Right, and you now have variables under your control to drive their power requirements arbitrarily high -- namely, the better your timing, the higher your effective S/N ratio (because your spread-spectrum signal can be, in effect, very-very narrowband, but hopping all over).

You increase your timing accuracy by 10x, and the jammer's power requirements increase by 10x (crudely speaking -- not a 1:1 trade, but directly linked).


That's a different kind of spread-spectrum. That's a frequency-hopper, where the carrier changes frequency (the first SS- an idea attributed to Hedy Lemarr in the lore).

We're talking about direct sequence, which increases the bandwidth of the signal but keeps the same carrier. To jam that (theoretically) you need large power through the entire band.


I was talking about both -- for the purposes of explanation, frequency-hopping is more intuitive. (I was trying to be responsive to @Redfern above, who mentions frequency-domain jamming.)

Both frequency-hopping and direct-sequence spread energy over a larger bandwidth. Direct-sequence does not explicitly frequency-hop, but the time-domain switching it uses will spread the energy out in Fourier space.


This kind does:

http://en.wikipedia.org/wiki/Direct-sequence_spread_spectrum

DS Spread Spectrum spreads the signal over a larger frequency range- because power is conserved it can even hide behind ambient noise.

When un-spread, the noise is spread out and the signal is "collapsed" back to the original bandwidth.
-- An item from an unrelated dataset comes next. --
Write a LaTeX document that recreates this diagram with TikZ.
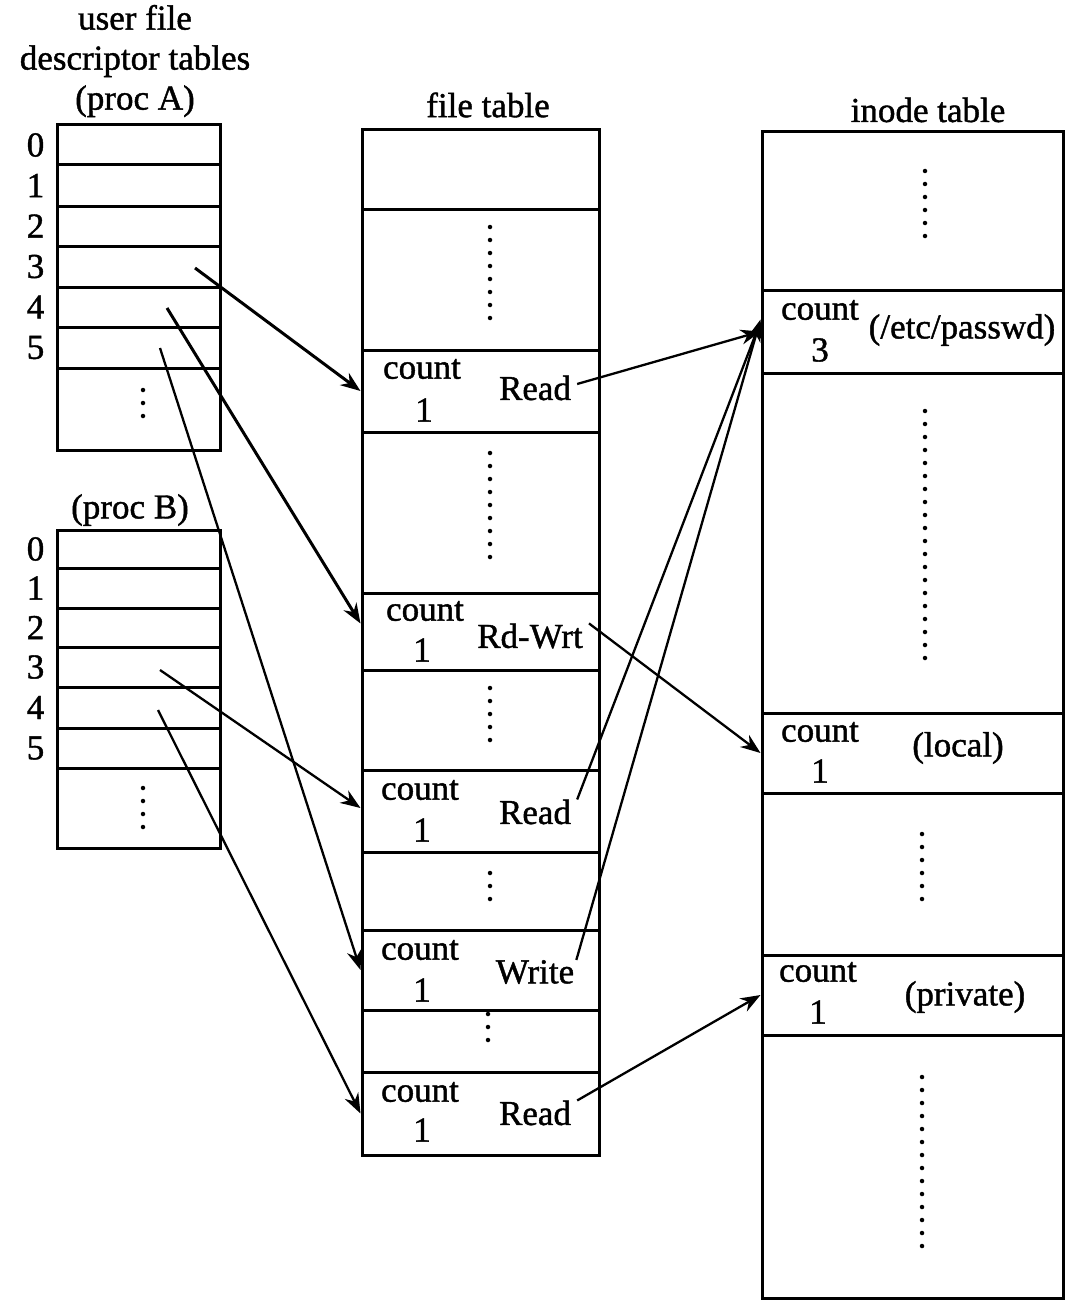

I wonder if it still resistent to jamming when someone does so on each used DSSS channel...


It take a huge amount of power to cover the whole spectrum at jamming levels. That's the beauty of the technique.


Jamming can happen at all layers.

The most basic of jamming is to drown out all other communications with high-power noise. But in the case of illegal/covert activities this isn't ideal as your transmitter will be pretty easy to find.

So then you have to pretend to look like a legitimate signal. Which is where encryption and modulation can help. But then application level encryption isn't going to help against basic jamming.


You might expect so, but apparently a lot of satellites are just dumb repeaters. Remember that they have a low power budget and you can't upgrade the hardware once they're in the sky. If you design something that relies on a particular modulation scheme it's going to become obsolete once everyone moves to a beeter one.